There was very little mention of climate change by either presidential candidate during their first debate Monday night, though that didn't stop the issue from generating headlines.
Early into the debate, Democratic nominee Hillary Clinton said that Republican nominee Donald Trump called climate change a hoax created by the Chinese, which Trump denied.
Scientific American republished a story from ClimateWire on each candidate's beliefs about climate change, including how each candidate is trying to use their beliefs to generate support:
Donald Trump refuted accusations by Hillary Clinton that he had once described climate change as a Chinese concoction, during a quarrelsome debate last night that set the candidates on a 42-day sprint toward the presidential election.
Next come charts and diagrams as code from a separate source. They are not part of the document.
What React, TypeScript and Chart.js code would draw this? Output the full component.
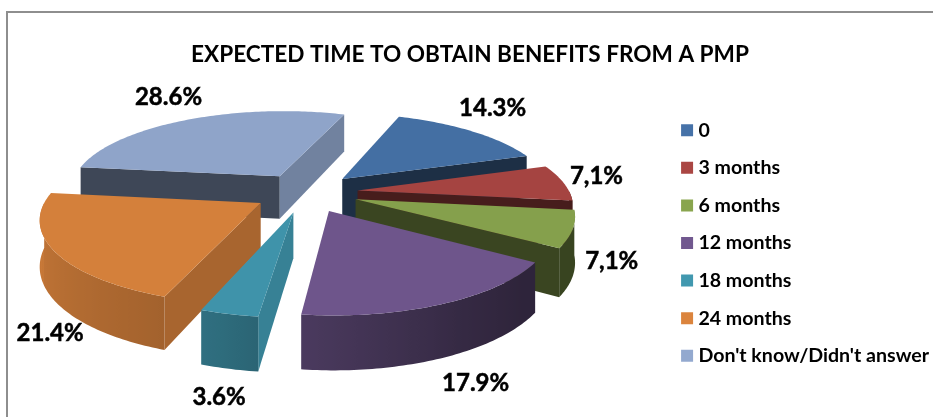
import React, { useEffect, useRef } from "react";
import { Chart, ArcElement, PieController, Legend, Title } from "chart.js";

const categories = ["0", "3 months", "6 months", "12 months", "18 months", "24 months", "Don't know/Didn't answer"];
const shares = [14.3, 7.1, 7.1, 17.9, 3.6, 21.4, 28.6];
const shareLabels = ["14.3%", "7,1%", "7,1%", "17.9%", "3.6%", "21.4%", "28.6%"];
const sliceColors = ["#4672A8", "#AA4643", "#89A54E", "#71588F", "#4198AF", "#DB843D", "#93A9CF"];

const FONT = "Lato, Carlito, Calibri, sans-serif";

// Camera used for the tilted pie: perspective distance, ground flattening and slab thickness.
const VIEW = { distance: 1300, flatten: 0.38, thickness: 44 };
const CENTER = { x: 306, y: 192.5 };
const RADIUS = 212;
const EXPLODE = 52;
const START_ANGLE = 20;
// Distance of each percentage from the rim of its slice, in screen pixels.
const LABEL_NUDGE: [number, number][] = [[21, -23], [33, -6], [39, 32], [32, 80], [-10, 83], [-4, 82], [-20, -22]];

function project(gx: number, gy: number, z = 0) {
  const s = VIEW.distance / (VIEW.distance - gy);
  return { x: CENTER.x + gx * s, y: CENTER.y + VIEW.flatten * gy * s + z * s };
}

function tint(hex: string, f: number) {
  const n = parseInt(hex.slice(1), 16);
  const c = [(n >> 16) & 255, (n >> 8) & 255, n & 255].map((v) => Math.round(v * f));
  return `rgb(${c[0]},${c[1]},${c[2]})`;
}

function lookup(table: number[][], v: number) {
  if (v <= table[0][0]) return table[0][1];
  for (let i = 1; i < table.length; i++) {
    if (v <= table[i][0]) {
      const [a, b] = [table[i - 1], table[i]];
      return a[1] + ((b[1] - a[1]) * (v - a[0])) / (b[0] - a[0]);
    }
  }
  return table[table.length - 1][1];
}

// Brightness of the curved rim and of the flat cut faces, by compass bearing of the surface.
const RIM_SHADE = [[100, 0.41], [130, 0.41], [150, 0.47], [187, 0.66], [202, 0.75], [279, 0.95]];
const CUT_SHADE = [[100, 0.85], [112, 0.75], [163, 0.4], [189, 0.42]];

function bearing(rad: number) {
  const d = (rad * 180) / Math.PI + 90;
  return ((d % 360) + 360) % 360;
}

function polygon(ctx: CanvasRenderingContext2D, pts: { x: number; y: number }[], fill: string | CanvasGradient) {
  ctx.beginPath();
  pts.forEach((p, i) => (i ? ctx.lineTo(p.x, p.y) : ctx.moveTo(p.x, p.y)));
  ctx.closePath();
  ctx.fillStyle = fill;
  ctx.fill();
}

// Arc element that renders as an extruded wedge seen through the camera above.
class Wedge3D extends ArcElement {
  static id = "wedge3d";

  draw(ctx: CanvasRenderingContext2D) {
    const { startAngle, endAngle, outerRadius } = (this as any).getProps(["startAngle", "endAngle", "outerRadius"]);
    const { backgroundColor: color, offset } = (this as any).options;
    const mid = (startAngle + endAngle) / 2;
    const ox = Math.cos(mid) * offset;
    const oy = Math.sin(mid) * offset;
    const rim = (a: number, z = 0) =>
      project(ox + Math.cos(a) * outerRadius, oy + Math.sin(a) * outerRadius, z);
    const h = VIEW.thickness;
    const apex = project(ox, oy);
    const apexLow = project(ox, oy, h);
    const step = Math.PI / 180;

    ctx.save();

    // Only the cut faces turned toward the camera are painted.
    if (rim(startAngle).x < apex.x) {
      polygon(ctx, [apex, rim(startAngle), rim(startAngle, h), apexLow],
        tint(color, lookup(CUT_SHADE, (bearing(startAngle) + 270) % 360)));
    }
    if (rim(endAngle).x > apex.x) {
      polygon(ctx, [apex, rim(endAngle), rim(endAngle, h), apexLow],
        tint(color, lookup(CUT_SHADE, (bearing(endAngle) + 90) % 360)));
    }

    // Visible part of the rim: the half of the circle nearest the camera.
    const samples: number[] = [];
    for (let a = startAngle; a < endAngle; a += step) samples.push(a);
    samples.push(endAngle);
    const visible = samples.filter((a) => Math.sin(a) > 0);
    if (visible.length > 1) {
      const xs = visible.map((a) => rim(a).x);
      const lo = Math.min(...xs);
      const hi = Math.max(...xs);
      const grad = ctx.createLinearGradient(lo, 0, hi, 0);
      visible.forEach((a, i) => {
        grad.addColorStop((xs[i] - lo) / (hi - lo || 1), tint(color, lookup(RIM_SHADE, bearing(a))));
      });
      polygon(ctx, [...visible.map((a) => rim(a)), ...visible.slice().reverse().map((a) => rim(a, h))], grad);
    }

    polygon(ctx, [apex, ...samples.map((a) => rim(a))], tint(color, 0.97));
    ctx.restore();
  }
}

// Pie controller that paints wedges from the far side of the ground plane to the near side.
class Pie3DController extends PieController {
  static id = "pie3d";
  static defaults = { dataElementType: "wedge3d" };

  draw() {
    const ctx = (this as any).chart.ctx;
    const depth = (el: any) => Math.sin((el.startAngle + el.endAngle) / 2);
    [...(this as any)._cachedMeta.data].sort((a, b) => depth(a) - depth(b)).forEach((el) => el.draw(ctx));
  }
}

const framePlugin = {
  id: "frame",
  beforeDraw(chart: Chart) {
    const { ctx } = chart;
    ctx.save();
    ctx.strokeStyle = "#8E8E8E";
    ctx.lineWidth = 2;
    ctx.beginPath();
    ctx.moveTo(7, chart.height + 2);
    ctx.lineTo(7, 12);
    ctx.lineTo(chart.width + 2, 12);
    ctx.stroke();
    ctx.restore();
  },
};

const shareLabelPlugin = {
  id: "shareLabels",
  afterDatasetsDraw(chart: Chart) {
    const { ctx } = chart;
    ctx.save();
    ctx.font = `bold 24px ${FONT}`;
    ctx.fillStyle = "#000";
    ctx.strokeStyle = "#000";
    ctx.lineWidth = 0.5;
    ctx.textAlign = "center";
    ctx.textBaseline = "middle";
    chart.getDatasetMeta(0).data.forEach((el: any, i) => {
      const mid = (el.startAngle + el.endAngle) / 2;
      const reach = el.outerRadius + el.options.offset;
      const p = project(Math.cos(mid) * reach, Math.sin(mid) * reach);
      ctx.fillText(shareLabels[i], p.x + LABEL_NUDGE[i][0], p.y + LABEL_NUDGE[i][1]);
      ctx.strokeText(shareLabels[i], p.x + LABEL_NUDGE[i][0], p.y + LABEL_NUDGE[i][1]);
    });
    ctx.restore();
  },
};

Chart.register(ArcElement, PieController, Wedge3D, Pie3DController, Legend, Title);

export default function App() {
  const ref = useRef<HTMLCanvasElement>(null);
  useEffect(() => {
    const chart = new Chart(ref.current!, {
      type: "pie3d" as any,
      data: {
        labels: categories,
        datasets: [
          {
            data: shares,
            backgroundColor: sliceColors,
            borderWidth: 0,
            offset: EXPLODE,
            radius: RADIUS,
            clip: false,
          } as any,
        ],
      },
      options: {
        animation: false,
        responsive: false,
        maintainAspectRatio: false,
        rotation: START_ANGLE,
        layout: { padding: { left: 1, right: -6, top: 41, bottom: -28 } },
        plugins: {
          title: {
            display: true,
            text: "EXPECTED TIME TO OBTAIN BENEFITS FROM A PMP",
            color: "#000",
            font: { family: FONT, size: 22.6, weight: "bold" },
            padding: { top: 0, bottom: 10 },
          },
          legend: {
            position: "right",
            labels: {
              color: "#000",
              boxWidth: 3,
              boxHeight: 12,
              usePointStyle: true,
              pointStyle: "rect",
              padding: 18,
              font: { family: FONT, size: 19.6, weight: "bold" },
            },
          },
          tooltip: { enabled: false },
        },
      } as any,
      plugins: [framePlugin, shareLabelPlugin],
    });
    return () => chart.destroy();
  }, []);
  return (
    <div style={{ position: "absolute", left: 0, top: 0, width: 933, height: 417, background: "#fff", overflow: "hidden" }}>
      <canvas ref={ref} width={933} height={417} style={{ display: "block" }} />
    </div>
  );
}
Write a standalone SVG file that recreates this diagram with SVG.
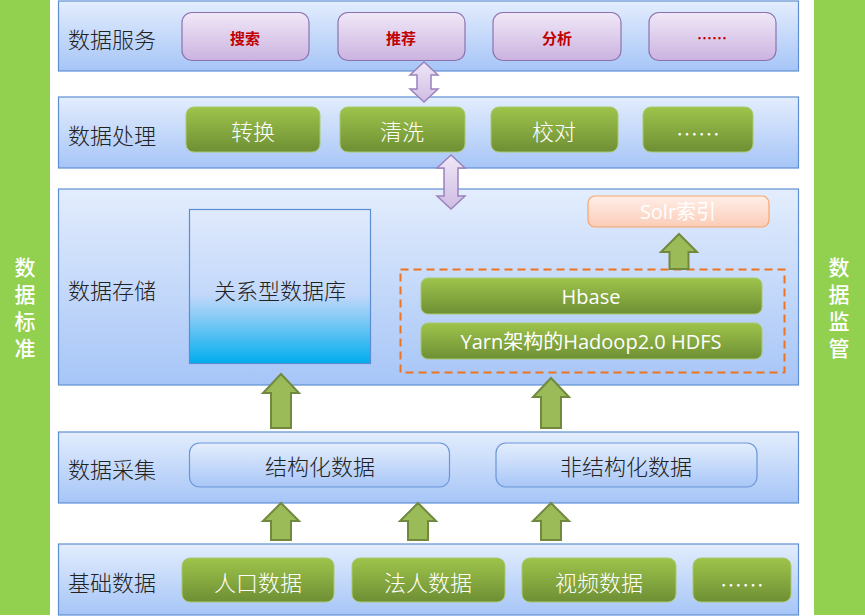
<svg xmlns="http://www.w3.org/2000/svg" width="865" height="616" viewBox="0 0 865 616">
<defs>
<linearGradient id="gLayer" x1="0" y1="0" x2="0" y2="1"><stop offset="0" stop-color="#E3EDFD"/><stop offset="1" stop-color="#A6C5F7"/></linearGradient>
<linearGradient id="gPurple" x1="0" y1="0" x2="0" y2="1"><stop offset="0" stop-color="#F0E8F7"/><stop offset="1" stop-color="#CBB3DF"/></linearGradient>
<linearGradient id="gGreen" x1="0" y1="0" x2="0" y2="1"><stop offset="0" stop-color="#9EC44B"/><stop offset="1" stop-color="#6E8F34"/></linearGradient>
<linearGradient id="gDb" x1="0" y1="0" x2="0" y2="1"><stop offset="0" stop-color="#E0EAFD"/><stop offset="0.55" stop-color="#C3D8FA"/><stop offset="0.68" stop-color="#8FCDF6"/><stop offset="1" stop-color="#00ADEF"/></linearGradient>
<linearGradient id="gSolr" x1="0" y1="0" x2="0" y2="1"><stop offset="0" stop-color="#FFEEE7"/><stop offset="1" stop-color="#FBCCB8"/></linearGradient>
<linearGradient id="gBlue" x1="0" y1="0" x2="0" y2="1"><stop offset="0" stop-color="#E4EEFD"/><stop offset="1" stop-color="#A8C6F7"/></linearGradient>
<linearGradient id="gDbl" x1="0" y1="0" x2="0" y2="1"><stop offset="0" stop-color="#EFE7F7"/><stop offset="1" stop-color="#D0BCE3"/></linearGradient>
</defs>
<style>
.side{fill:#92D050}
.sideT{font-family:"Noto Sans CJK SC",sans-serif;font-size:21px;fill:#fff;writing-mode:vertical-rl;letter-spacing:6px;font-weight:500}
.layer{fill:url(#gLayer);stroke:#5F8FD3;stroke-width:1.2}
.lbl{font-family:"Noto Sans CJK SC",sans-serif;font-size:22px;fill:#222;dominant-baseline:central;font-weight:300}
.pbtn{fill:url(#gPurple);stroke:#8C72B0;stroke-width:1.2}
.ptxt{font-family:"Noto Sans CJK SC",sans-serif;font-size:15px;fill:#C00000;font-weight:700;text-anchor:middle;dominant-baseline:central}
.gbtn{fill:url(#gGreen);stroke:#A9C96E;stroke-width:1}
.gtxt{font-family:"Noto Sans CJK SC",sans-serif;font-size:22px;fill:#fff;text-anchor:middle;dominant-baseline:central;font-weight:300}
.etxt{font-family:"Open Sans","Noto Sans CJK SC",sans-serif;font-size:20px;fill:#fff;text-anchor:middle;dominant-baseline:central}
.bbtn{fill:url(#gBlue);stroke:#6A96D7;stroke-width:1.2}
.btxt{font-family:"Noto Sans CJK SC",sans-serif;font-size:22px;fill:#222;text-anchor:middle;dominant-baseline:central;font-weight:300}
.up{fill:#9BBB59;stroke:#71893F;stroke-width:2;stroke-linejoin:miter}
.dbl{fill:url(#gDbl);stroke:#9A83BD;stroke-width:1.5}
</style>

<g id="side-left"><rect class="side" x="0" y="0" width="50" height="615"/>
<text class="sideT" x="25" y="257">数据标准</text></g>
<g id="side-right"><rect class="side" x="814" y="0" width="51" height="615"/>
<text class="sideT" x="839" y="257">数据监管</text></g>

<g id="layer-service"><rect class="layer" x="58.5" y="1" width="740" height="70"/>
<text class="lbl" x="68" y="38">数据服务</text></g>
<g id="svc-search"><rect class="pbtn" x="182" y="12.5" width="127" height="48" rx="10"/><text class="ptxt" x="245" y="37">搜索</text></g>
<g id="svc-recommend"><rect class="pbtn" x="338" y="12.5" width="127" height="48" rx="10"/><text class="ptxt" x="401" y="37">推荐</text></g>
<g id="svc-analysis"><rect class="pbtn" x="493" y="12.5" width="128" height="48" rx="10"/><text class="ptxt" x="557" y="37">分析</text></g>
<g id="svc-more"><rect class="pbtn" x="649" y="12.5" width="127" height="48" rx="10"/><text class="ptxt" x="712" y="37">……</text></g>

<g id="layer-process"><rect class="layer" x="58.5" y="97" width="740" height="71"/>
<text class="lbl" x="68" y="134">数据处理</text></g>
<g id="proc-convert"><rect class="gbtn" x="186" y="107" width="134" height="45" rx="8"/><text class="gtxt" x="253" y="130">转换</text></g>
<g id="proc-clean"><rect class="gbtn" x="340" y="107" width="125" height="45" rx="8"/><text class="gtxt" x="402" y="130">清洗</text></g>
<g id="proc-check"><rect class="gbtn" x="491" y="107" width="127" height="45" rx="8"/><text class="gtxt" x="554" y="130">校对</text></g>
<g id="proc-more"><rect class="gbtn" x="643" y="107" width="110" height="45" rx="8"/><text class="gtxt" x="698" y="132" font-size="16">……</text></g>

<g id="layer-storage"><rect class="layer" x="58.5" y="189" width="740" height="196"/>
<text class="lbl" x="68" y="289">数据存储</text></g>
<g id="rdb"><rect x="189.5" y="209.5" width="181" height="154" fill="url(#gDb)" stroke="#5B8DD0" stroke-width="1.2"/>
<text class="btxt" x="280" y="289">关系型数据库</text></g>
<g id="solr"><rect x="588" y="196" width="181" height="31" rx="7" fill="url(#gSolr)" stroke="#F7A56D" stroke-width="1.2"/>
<text class="etxt" x="678" y="211">Solr索引</text></g>
<g id="hadoop-group"><rect x="400.5" y="269.5" width="384" height="103" fill="none" stroke="#F0731F" stroke-width="2" stroke-dasharray="8,5"/></g>
<g id="hbase"><rect class="gbtn" x="421" y="278" width="341" height="36" rx="7"/><text class="etxt" x="591" y="296" font-size="19.5">Hbase</text></g>
<g id="hdfs"><rect class="gbtn" x="421" y="323" width="341" height="36" rx="7"/><text class="etxt" x="591" y="341">Yarn架构的Hadoop2.0 HDFS</text></g>

<g id="layer-collect"><rect class="layer" x="58.5" y="432" width="740" height="71"/>
<text class="lbl" x="68" y="468">数据采集</text></g>
<g id="structured"><rect class="bbtn" x="189.5" y="443" width="260" height="44" rx="10"/><text class="btxt" x="320" y="465">结构化数据</text></g>
<g id="unstructured"><rect class="bbtn" x="496" y="443" width="261" height="44" rx="10"/><text class="btxt" x="626" y="465">非结构化数据</text></g>

<g id="layer-base"><rect class="layer" x="58.5" y="544" width="740" height="71"/>
<text class="lbl" x="68" y="581">基础数据</text></g>
<g id="base-pop"><rect class="gbtn" x="182" y="558" width="152" height="44" rx="8"/><text class="gtxt" x="258" y="581">人口数据</text></g>
<g id="base-legal"><rect class="gbtn" x="352" y="558" width="153" height="44" rx="8"/><text class="gtxt" x="428" y="581">法人数据</text></g>
<g id="base-video"><rect class="gbtn" x="522" y="558" width="154" height="44" rx="8"/><text class="gtxt" x="599" y="581">视频数据</text></g>
<g id="base-more"><rect class="gbtn" x="693" y="558" width="98" height="44" rx="8"/><text class="gtxt" x="742" y="583" font-size="16">……</text></g>

<g id="connectors">
<path class="dbl" d="M424,62 L438,75 L431,75 L431,89 L438,89 L424,102 L410,89 L417,89 L417,75 L410,75 Z"/>
<path class="dbl" d="M451,155 L465,168 L458,168 L458,196 L465,196 L451,209 L437,196 L444,196 L444,168 L437,168 Z"/>
<path class="up" d="M679,234 L697,252 L688.5,252 L688.5,269 L669.5,269 L669.5,252 L661,252 Z"/>
<path class="up" d="M281,374 L299,393 L291,393 L291,428 L271,428 L271,393 L263,393 Z"/>
<path class="up" d="M551,378 L569,397 L561,397 L561,428 L541,428 L541,397 L533,397 Z"/>
<path class="up" d="M281,503 L299,521 L291,521 L291,540 L271,540 L271,521 L263,521 Z"/>
<path class="up" d="M418,503 L436,521 L428,521 L428,540 L408,540 L408,521 L400,521 Z"/>
<path class="up" d="M551,503 L569,521 L561,521 L561,540 L541,540 L541,521 L533,521 Z"/>
</g>
</svg>
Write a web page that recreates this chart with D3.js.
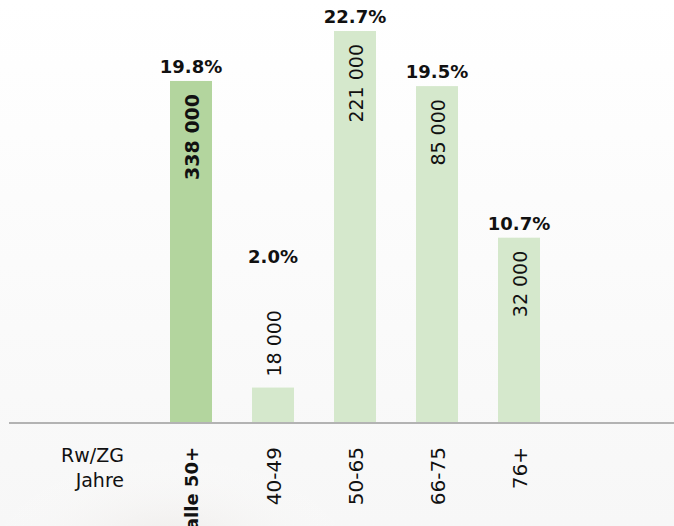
<!DOCTYPE html>
<html>
<head>
<meta charset="utf-8">
<script src="https://cdn.jsdelivr.net/npm/d3@7"></script>
<style>
  body { margin: 0; background: #fff; }
  text { font-family: "DejaVu Sans", sans-serif; fill: #111; }
</style>
</head>
<body>
<svg width="674" height="526"></svg>
<script>
const categories = ["alle 50+", "40-49", "50-65", "66-75", "76+"];
const shares = [19.8, 2.0, 22.7, 19.5, 10.7];
const counts = ["338 000", "18 000", "221 000", "85 000", "32 000"];
const axisTitle = ["Rw/ZG", "Jahre"];

const data = categories.map((c, i) => ({ cat: c, pct: shares[i], count: counts[i], total: i === 0 }));

const svg = d3.select("svg");
const width = +svg.attr("width");
const height = +svg.attr("height");

// faint photo-like shading at the lower left
const defs = svg.append("defs");
const grad = defs.append("radialGradient").attr("id", "shade")
  .attr("cx", "0.5").attr("cy", "0.5").attr("r", "0.5");
grad.append("stop").attr("offset", "0%").attr("stop-color", "#e8e4e0").attr("stop-opacity", 0.6);
grad.append("stop").attr("offset", "100%").attr("stop-color", "#ffffff").attr("stop-opacity", 0);
const fade = defs.append("linearGradient").attr("id", "fade")
  .attr("x1", 0).attr("y1", 0).attr("x2", 0).attr("y2", 1);
fade.append("stop").attr("offset", "0%").attr("stop-color", "#ffffff");
fade.append("stop").attr("offset", "100%").attr("stop-color", "#f7f7f7");
svg.append("rect").attr("width", width).attr("height", height).attr("fill", "url(#fade)");
svg.append("ellipse").attr("cx", 170).attr("cy", 545).attr("rx", 190).attr("ry", 95)
  .attr("fill", "url(#shade)");

const baseline = 422;
const x = d3.scaleBand()
  .domain(categories)
  .range([150, 560])
  .paddingInner(0.488)
  .paddingOuter(0.244);
const y = d3.scaleLinear()
  .domain([0, 22.7])
  .range([baseline, 31]);

const g = svg.append("g");

g.selectAll("rect.bar")
  .data(data)
  .enter()
  .append("rect")
  .attr("class", "bar")
  .attr("x", d => x(d.cat))
  .attr("y", d => y(d.pct))
  .attr("width", x.bandwidth())
  .attr("height", d => baseline - y(d.pct))
  .attr("fill", d => d.total ? "#b3d59e" : "#d5e8cc");

// axis line
svg.append("line")
  .attr("x1", 9).attr("x2", width)
  .attr("y1", baseline + 1).attr("y2", baseline + 1)
  .attr("stroke", "#b3b3b3")
  .attr("stroke-width", 2);

const cx = d => x(d.cat) + x.bandwidth() / 2 + 1;
const inside = d => baseline - y(d.pct) > 110;

// rotated counts
g.selectAll("text.count")
  .data(data)
  .enter()
  .append("text")
  .attr("class", "count")
  .attr("transform", d => {
    const ty = inside(d) ? y(d.pct) + 13 : y(d.pct) - 11;
    return `translate(${cx(d)},${ty}) rotate(-90)`;
  })
  .attr("text-anchor", d => inside(d) ? "end" : "start")
  .attr("dy", "0.36em")
  .style("font-size", "19px")
  .attr("font-weight", d => d.total ? "bold" : "normal")
  .text(d => d.count);

// percentages
g.selectAll("text.pct")
  .data(data)
  .enter()
  .append("text")
  .attr("class", "pct")
  .attr("x", d => cx(d) - 1)
  .attr("y", d => inside(d) ? y(d.pct) - 8 : y(d.pct) - 125)
  .attr("text-anchor", "middle")
  .style("font-size", "18px")
  .attr("font-weight", "bold")
  .text(d => d.pct.toFixed(1) + "%");

// category labels
g.selectAll("text.cat")
  .data(data)
  .enter()
  .append("text")
  .attr("class", "cat")
  .attr("transform", d => `translate(${cx(d)},447) rotate(-90)`)
  .attr("text-anchor", "end")
  .attr("dy", "0.36em")
  .style("font-size", d => d.total ? "18px" : "20px")
  .attr("font-weight", d => d.total ? "bold" : "normal")
  .text(d => d.cat);

svg.selectAll("text.title")
  .data(axisTitle)
  .enter()
  .append("text")
  .attr("class", "title")
  .attr("x", 124)
  .attr("y", (d, i) => 462 + i * 25)
  .attr("text-anchor", "end")
  .style("font-size", "19px")
  .text(d => d);
</script>
</body>
</html>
Twelve minutes into the first face-to-face encounter between the candidates, Clinton raised the issue of climate change by pointing to Trump’s past claims that question the science behind rising temperatures.
“Donald thinks that climate change is a hoax perpetrated by the Chinese,” Clinton said as Trump interrupted.
“I did not,” Trump said. “I do not say that. I do not say that.”
As Politifact pointed out, Trump did tweet that exact sentiment in 2012. He has since called the tweet a "joke" but has many times since the tweet called climate change a hoax.
Trump's climate denial is not simply a matter of personal opinion. He has plans to implement that denial official state policy – to disastrous consequences for the planet.
In an effort to clarify the comments on Tuesday morning, Trump's campaign manager Kellyanne Conway said that Trump does not believe climate change is man-made.
Indiana Gov. Mike Pence, Trump's running mate, distanced himself from that claim on Tuesday, saying "there's no question that the activities that take place in this country and in countries around the world have some impact on the environment and some impact on climate."